Repeat each record below exactly, dropping the pictures.

Charts and diagrams as code ::

<<<<

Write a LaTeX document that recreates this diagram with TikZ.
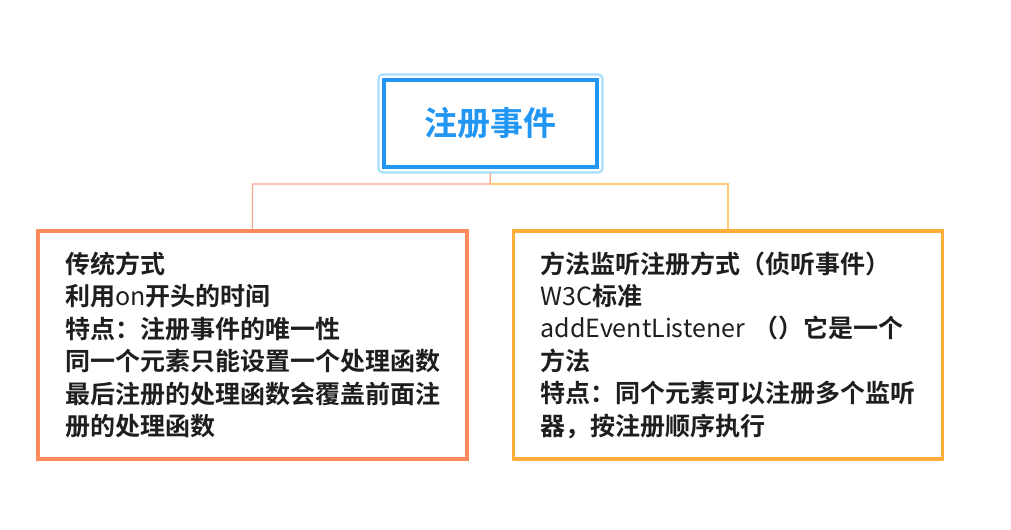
\documentclass[tikz,border=0pt]{standalone}
\usepackage{fontspec}
\setmainfont{Noto Sans CJK SC}[BoldFont={Noto Sans CJK SC Bold}]
\usetikzlibrary{calc}
\definecolor{tblue}{HTML}{2196F3}
\definecolor{tglow}{HTML}{A6DEFF}
\definecolor{lbox}{HTML}{FF8A5C}
\definecolor{rbox}{HTML}{FFAD3A}
\definecolor{llink}{HTML}{F9A88C}
\definecolor{rlink}{HTML}{FFC977}
\definecolor{txt}{HTML}{1E1E1E}
\newcommand{\lat}[1]{{\mdseries #1}}
\tikzset{
  topbox/.style={draw=tblue, line width=3pt, minimum width=159.75pt, minimum height=65.25pt,
    inner sep=0pt, text=tblue, font=\bfseries\fontsize{24.75}{28}\selectfont},
  glow/.style={draw=tglow, line width=1.6pt, rounded corners=3pt},
  itembox/.style={line width=2.6pt, minimum width=321.75pt, minimum height=171pt,
    inner xsep=20pt, inner ysep=0pt, text width=281.25pt, align=left, text=txt,
    font=\bfseries\fontsize{18.75}{24.3}\selectfont},
  linkL/.style={draw=llink, line width=1.1pt},
  linkR/.style={draw=rlink, line width=1.1pt},
}
\begin{document}
\begin{tikzpicture}[x=0.75pt,y=-0.75pt]
\useasboundingbox (0,0) rectangle (1011,529);
\node[topbox] (top) at (490.5,123.5) {注册事件};
\draw[glow] ($(top.north west)+(-3.5,-3.5)$) rectangle ($(top.south east)+(3.5,3.5)$);
\node[itembox, draw=lbox] (left) at (252.5,345) {传统方式\\利用\lat{on}开头的时间\\特点：注册事件的唯一性\\同一个元素只能设置一个处理函数\\最后注册的处理函数会覆盖前面注\\册的处理函数};
\node[itembox, draw=rbox] (right) at (728,345) {方法监听注册方式（侦听事件）\\\lat{W3C}标准\\\mbox{\lat{addEventListener} （）它是一个}\\方法\\特点：同个元素可以注册多个监听\\器，按注册顺序执行};
\coordinate (j) at (490,184);
\draw[linkL] ($(top.south)+(0,4)$) -- (j) -| (left.north);
\draw[linkR] (j) -| (right.north);
\end{tikzpicture}
\end{document}
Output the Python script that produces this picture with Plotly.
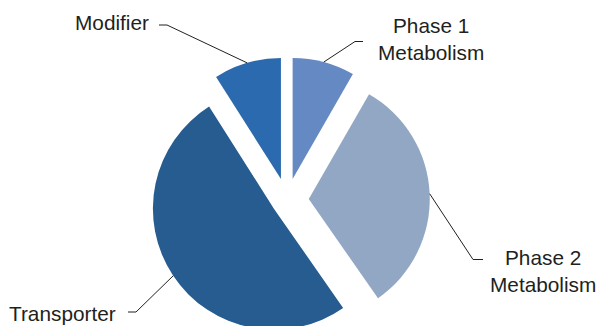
import math
import plotly.graph_objects as go

# ---- data ----
categories = ["Phase 1 Metabolism", "Phase 2 Metabolism", "Transporter", "Modifier"]
label_texts = ["Phase 1<br>Metabolism", "Phase 2<br>Metabolism", "Transporter", "Modifier"]
values = [8.3, 32.0, 50.7, 9.0]

# ---- style ----
colors = ["#6589C2", "#91A7C3", "#265C90", "#2B6AAE"]
pulls = [0.18, 0.18, 0.13, 0.18]
W, H = 599, 360           # figure taller than window; bottom is cropped like the reference
CX, CY, R = 287.0, 200.0, 121.0
TXT = "#231F20"
FONT = "Liberation Sans, Arial, Helvetica, sans-serif"
FS = 20.8

half = R * (1 + max(pulls))
dom_x = [(CX - 230) / W, (CX + 230) / W]
dom_y = [(H - CY - half) / H, (H - CY + half) / H]

fig = go.Figure(go.Pie(
    labels=categories, values=values, sort=False, direction="clockwise", rotation=0,
    pull=pulls, marker=dict(colors=colors, line=dict(width=0)),
    textinfo="none", hoverinfo="label+percent", showlegend=False,
    domain=dict(x=dom_x, y=dom_y),
))

def px(x):
    return x / W

def py(y):
    return 1 - y / H

# arc mid points of each slice computed from the values
total = sum(values)
cum = 0.0
arc_pts = []
for v, p in zip(values, pulls):
    a = math.radians((cum + v / 2) / total * 360)
    cum += v
    d = R * (1 + p)
    arc_pts.append((CX + d * math.sin(a), CY - d * math.cos(a)))

# label placement (pixels): text position, anchor, elbow, dash end
label_layout = [
    dict(tx=431, ty=39, xa="center", elbow=(355, 41.5), dash=(363, 41.5)),
    dict(tx=543, ty=271, xa="center", elbow=(473, 259.5), dash=(483, 259.5)),
    dict(tx=118, ty=313, xa="right", elbow=(136, 312), dash=(128, 312)),
    dict(tx=151, ty=22, xa="right", elbow=(167, 25), dash=(159, 25)),
]

shapes = []
annotations = []
for txt, lay, pt in zip(label_texts, label_layout, arc_pts):
    ex, ey = lay["elbow"]
    dx, dy = lay["dash"]
    shapes.append(dict(type="line", xref="paper", yref="paper",
                       x0=px(pt[0]), y0=py(pt[1]), x1=px(ex), y1=py(ey),
                       line=dict(color=TXT, width=1)))
    shapes.append(dict(type="line", xref="paper", yref="paper",
                       x0=px(ex), y0=py(ey), x1=px(dx), y1=py(dy),
                       line=dict(color=TXT, width=1)))
    annotations.append(dict(text=txt, xref="paper", yref="paper",
                            x=px(lay["tx"]), y=py(lay["ty"]),
                            xanchor=lay["xa"], yanchor="middle", align="center",
                            showarrow=False, font=dict(family=FONT, size=FS, color=TXT)))

fig.update_layout(
    width=W, height=H, margin=dict(l=0, r=0, t=0, b=0),
    paper_bgcolor="white", plot_bgcolor="white",
    shapes=shapes, annotations=annotations,
)

fig.write_html(
    "out.html",
    config={"displayModeBar": False},
    post_script="document.body.style.margin='0';document.body.style.overflow='hidden';"
                "document.documentElement.style.overflow='hidden';",
)
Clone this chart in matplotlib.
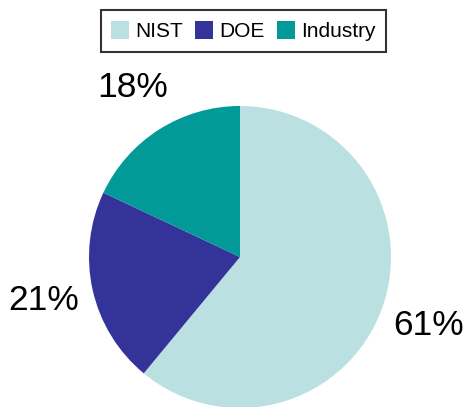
import matplotlib
matplotlib.use("Agg")
import matplotlib.pyplot as plt

plt.rcParams["font.family"] = ["Liberation Sans", "DejaVu Sans"]

# data
labels = ["NIST", "DOE", "Industry"]
shares = [61, 21, 18]
colors = ["#BAE0E2", "#343399", "#029999"]

fig = plt.figure(figsize=(4.64, 4.07), dpi=100)
W, H = 464, 407
cx, cy, r = 240, 257, 151
ax = fig.add_axes([(cx - r) / W, (H - cy - r) / H, 2 * r / W, 2 * r / H])

wedges, texts, autotexts = ax.pie(
    shares, colors=colors, startangle=90, counterclock=False,
    autopct="%d%%", pctdistance=1.33, radius=1,
    textprops={"fontsize": 25.5, "color": "black"},
    wedgeprops={"linewidth": 0},
)
for w in wedges:
    w.set_clip_on(False)
ax.set_xlim(-1, 1)
ax.set_ylim(-1, 1)
ax.set_aspect("equal")
ax.axis("off")

leg = fig.legend(
    wedges, labels, loc="center", bbox_to_anchor=(243.5 / W, 1 - 31 / H),
    ncol=3, fontsize=15, frameon=True, fancybox=False,
    handlelength=0.85, handleheight=1.0, handletextpad=0.3,
    columnspacing=0.6, borderpad=0.5, borderaxespad=0,
)
leg.get_frame().set_edgecolor("black")
leg.get_frame().set_linewidth(1.5)

fig.savefig("out.png", dpi=100)
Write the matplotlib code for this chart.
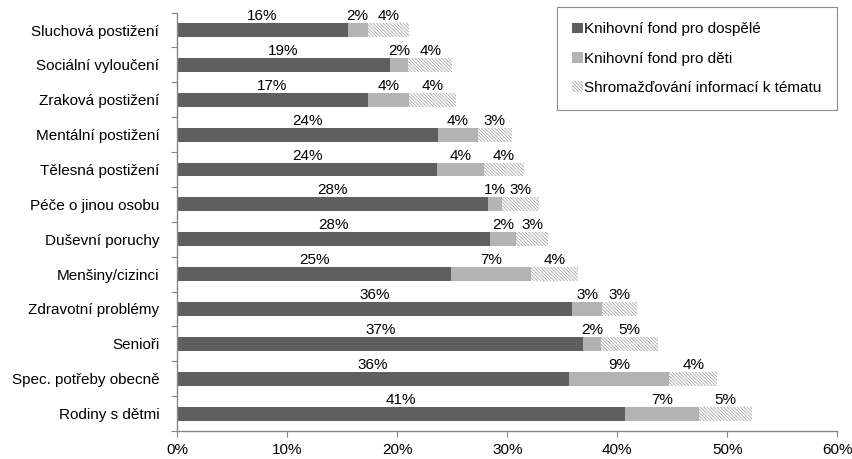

>>>>

SOLUTION FOR THIS TASK ::
Write a LaTeX document that recreates this diagram with TikZ.
\documentclass[tikz,border=0pt]{standalone}
\usepackage{fontspec}
\setmainfont{Noto Sans CJK SC}[BoldFont={Noto Sans CJK SC Bold}]
\usetikzlibrary{calc}
\definecolor{tblue}{HTML}{2196F3}
\definecolor{tglow}{HTML}{A6DEFF}
\definecolor{lbox}{HTML}{FF8A5C}
\definecolor{rbox}{HTML}{FFAD3A}
\definecolor{llink}{HTML}{F9A88C}
\definecolor{rlink}{HTML}{FFC977}
\definecolor{txt}{HTML}{1E1E1E}
\newcommand{\lat}[1]{{\mdseries #1}}
\tikzset{
  topbox/.style={draw=tblue, line width=3pt, minimum width=159.75pt, minimum height=65.25pt,
    inner sep=0pt, text=tblue, font=\bfseries\fontsize{24.75}{28}\selectfont},
  glow/.style={draw=tglow, line width=1.6pt, rounded corners=3pt},
  itembox/.style={line width=2.6pt, minimum width=321.75pt, minimum height=171pt,
    inner xsep=20pt, inner ysep=0pt, text width=281.25pt, align=left, text=txt,
    font=\bfseries\fontsize{18.75}{24.3}\selectfont},
  linkL/.style={draw=llink, line width=1.1pt},
  linkR/.style={draw=rlink, line width=1.1pt},
}
\begin{document}
\begin{tikzpicture}[x=0.75pt,y=-0.75pt]
\useasboundingbox (0,0) rectangle (1011,529);
\node[topbox] (top) at (490.5,123.5) {注册事件};
\draw[glow] ($(top.north west)+(-3.5,-3.5)$) rectangle ($(top.south east)+(3.5,3.5)$);
\node[itembox, draw=lbox] (left) at (252.5,345) {传统方式\\利用\lat{on}开头的时间\\特点：注册事件的唯一性\\同一个元素只能设置一个处理函数\\最后注册的处理函数会覆盖前面注\\册的处理函数};
\node[itembox, draw=rbox] (right) at (728,345) {方法监听注册方式（侦听事件）\\\lat{W3C}标准\\\mbox{\lat{addEventListener} （）它是一个}\\方法\\特点：同个元素可以注册多个监听\\器，按注册顺序执行};
\coordinate (j) at (490,184);
\draw[linkL] ($(top.south)+(0,4)$) -- (j) -| (left.north);
\draw[linkR] (j) -| (right.north);
\end{tikzpicture}
\end{document}
Output the Python script that produces this picture with Plotly.
import math
import plotly.graph_objects as go

# ---- data ----
categories = ["Phase 1 Metabolism", "Phase 2 Metabolism", "Transporter", "Modifier"]
label_texts = ["Phase 1<br>Metabolism", "Phase 2<br>Metabolism", "Transporter", "Modifier"]
values = [8.3, 32.0, 50.7, 9.0]

# ---- style ----
colors = ["#6589C2", "#91A7C3", "#265C90", "#2B6AAE"]
pulls = [0.18, 0.18, 0.13, 0.18]
W, H = 599, 360           # figure taller than window; bottom is cropped like the reference
CX, CY, R = 287.0, 200.0, 121.0
TXT = "#231F20"
FONT = "Liberation Sans, Arial, Helvetica, sans-serif"
FS = 20.8

half = R * (1 + max(pulls))
dom_x = [(CX - 230) / W, (CX + 230) / W]
dom_y = [(H - CY - half) / H, (H - CY + half) / H]

fig = go.Figure(go.Pie(
    labels=categories, values=values, sort=False, direction="clockwise", rotation=0,
    pull=pulls, marker=dict(colors=colors, line=dict(width=0)),
    textinfo="none", hoverinfo="label+percent", showlegend=False,
    domain=dict(x=dom_x, y=dom_y),
))

def px(x):
    return x / W

def py(y):
    return 1 - y / H

# arc mid points of each slice computed from the values
total = sum(values)
cum = 0.0
arc_pts = []
for v, p in zip(values, pulls):
    a = math.radians((cum + v / 2) / total * 360)
    cum += v
    d = R * (1 + p)
    arc_pts.append((CX + d * math.sin(a), CY - d * math.cos(a)))

# label placement (pixels): text position, anchor, elbow, dash end
label_layout = [
    dict(tx=431, ty=39, xa="center", elbow=(355, 41.5), dash=(363, 41.5)),
    dict(tx=543, ty=271, xa="center", elbow=(473, 259.5), dash=(483, 259.5)),
    dict(tx=118, ty=313, xa="right", elbow=(136, 312), dash=(128, 312)),
    dict(tx=151, ty=22, xa="right", elbow=(167, 25), dash=(159, 25)),
]

shapes = []
annotations = []
for txt, lay, pt in zip(label_texts, label_layout, arc_pts):
    ex, ey = lay["elbow"]
    dx, dy = lay["dash"]
    shapes.append(dict(type="line", xref="paper", yref="paper",
                       x0=px(pt[0]), y0=py(pt[1]), x1=px(ex), y1=py(ey),
                       line=dict(color=TXT, width=1)))
    shapes.append(dict(type="line", xref="paper", yref="paper",
                       x0=px(ex), y0=py(ey), x1=px(dx), y1=py(dy),
                       line=dict(color=TXT, width=1)))
    annotations.append(dict(text=txt, xref="paper", yref="paper",
                            x=px(lay["tx"]), y=py(lay["ty"]),
                            xanchor=lay["xa"], yanchor="middle", align="center",
                            showarrow=False, font=dict(family=FONT, size=FS, color=TXT)))

fig.update_layout(
    width=W, height=H, margin=dict(l=0, r=0, t=0, b=0),
    paper_bgcolor="white", plot_bgcolor="white",
    shapes=shapes, annotations=annotations,
)

fig.write_html(
    "out.html",
    config={"displayModeBar": False},
    post_script="document.body.style.margin='0';document.body.style.overflow='hidden';"
                "document.documentElement.style.overflow='hidden';",
)
Clone this chart in matplotlib.
import matplotlib
matplotlib.use("Agg")
import matplotlib.pyplot as plt

plt.rcParams["font.family"] = ["Liberation Sans", "DejaVu Sans"]

# data
labels = ["NIST", "DOE", "Industry"]
shares = [61, 21, 18]
colors = ["#BAE0E2", "#343399", "#029999"]

fig = plt.figure(figsize=(4.64, 4.07), dpi=100)
W, H = 464, 407
cx, cy, r = 240, 257, 151
ax = fig.add_axes([(cx - r) / W, (H - cy - r) / H, 2 * r / W, 2 * r / H])

wedges, texts, autotexts = ax.pie(
    shares, colors=colors, startangle=90, counterclock=False,
    autopct="%d%%", pctdistance=1.33, radius=1,
    textprops={"fontsize": 25.5, "color": "black"},
    wedgeprops={"linewidth": 0},
)
for w in wedges:
    w.set_clip_on(False)
ax.set_xlim(-1, 1)
ax.set_ylim(-1, 1)
ax.set_aspect("equal")
ax.axis("off")

leg = fig.legend(
    wedges, labels, loc="center", bbox_to_anchor=(243.5 / W, 1 - 31 / H),
    ncol=3, fontsize=15, frameon=True, fancybox=False,
    handlelength=0.85, handleheight=1.0, handletextpad=0.3,
    columnspacing=0.6, borderpad=0.5, borderaxespad=0,
)
leg.get_frame().set_edgecolor("black")
leg.get_frame().set_linewidth(1.5)

fig.savefig("out.png", dpi=100)
Write the matplotlib code for this chart.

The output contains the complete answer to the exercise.